Gulyas calls for ‘no war, no gender, no migration’
Gulyas and Marki-Zay also discussed the issues of migration, the war in Ukraine, Hungary’s energy dependence, utility prices, party financing and child protection at the Tranzit Festival in Tihany, at Lake Balaton.
Gulyas said ruling Fidesz stood a good chance of winning the European Parliament elections in Hungary, adding, however, that the party “has been in opposition for some time within the European Union”.
Fidesz at times will have more allies, and sometimes more, but the right has not had a majority in Europe since 2010, he said.
He said the EP was the “most toxic and most corrupt” EU institution, insisting it was using its power to violate the EU’s basic treaties, go against Europe’s most fundamental values and “do everything to leave no room for Christian Democratic-Conservative thought in Europe”.
Gulyas insisted that the rejection of gender ideology, issues around peace, stopping migration and the problem of corruption remained the biggest challenges for Europe.
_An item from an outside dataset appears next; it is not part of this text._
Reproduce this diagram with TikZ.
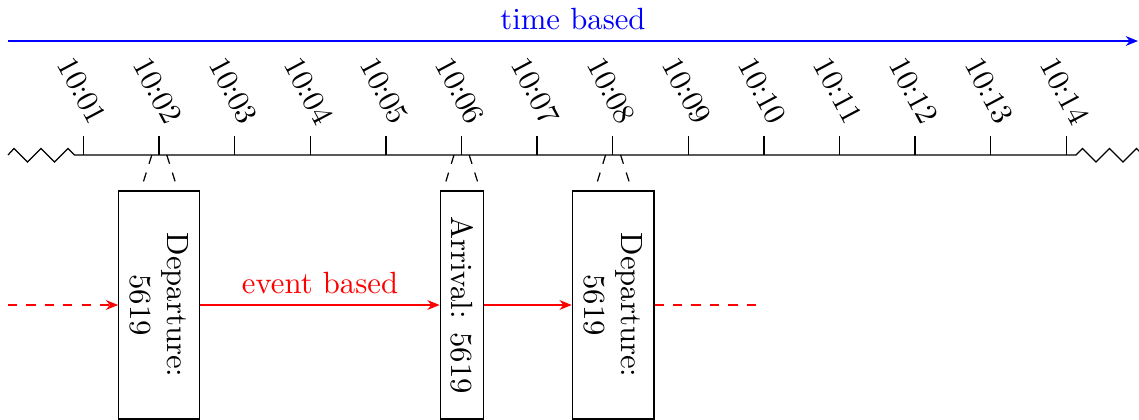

Gulyas said the EP was “in the forefront of European institutions promoting migration”, adding that “if Europe wants to retain the achievements of Schengen, it must protect its external borders”.
Marki-Zay said his movement was committed to Christian-Conservative values, adding that they would run in the EP elections on their own, with aspirations to become a member of the European People’s Party.
Marki-Zay agreed with Gulyas that Hungary and the EU both needed to tackle illegal migration, adding that people smugglers should not be released. As regards the fight against corruption, he said Hungary needed to join the European Public Prosecutor’s Office.
Asked about the war in Ukraine, Gulyas said peace, an immediate ceasefire and peace talks were needed, vowing that Hungary would continue to provide humanitarian assistance to Ukraine.
Marki-Zay said there was room for improvement when it came to the representation of Transcarpathian Hungarians, adding that Hungary needed to “speak out against genocide and the bombing of hospitals and nuclear power plants”. He also underlined the importance of reaching a ceasefire.
On the topic of energy, Gulyas said Hungary could push for energy independence by keeping the option of importing Russian energy open. Marki-Zay, however, said Hungary was “the least successful country” in terms of energy independence, arguing that it was buying Russian energy at the highest prices.
Gulyas said Hungarian-Russian energy cooperation was mainly determined by global market prices.
They also debated Hungary’s procurement of coronavirus vaccines, with Marki-Zay criticising the government over the high procurement prices. Gulyas said the determining factor had been how fast the vaccines could be delivered to Hungary, adding that quicker deliveries helped save lives.
Concerning the opposition’s foreign campaign donations, Marki-Zay said his party would follow all party financing regulations in the EP election campaign.
Gulyas said the government had approved campaign financing rules that had allowed Marki-Zay’s movement to obtain state support despite it having become public knowledge that it was not Hungarians living abroad who had donated to the united opposition.
This must be stopped and investigated in order to prevent “bought politicians” from coming to power “through foreign influence”, he added.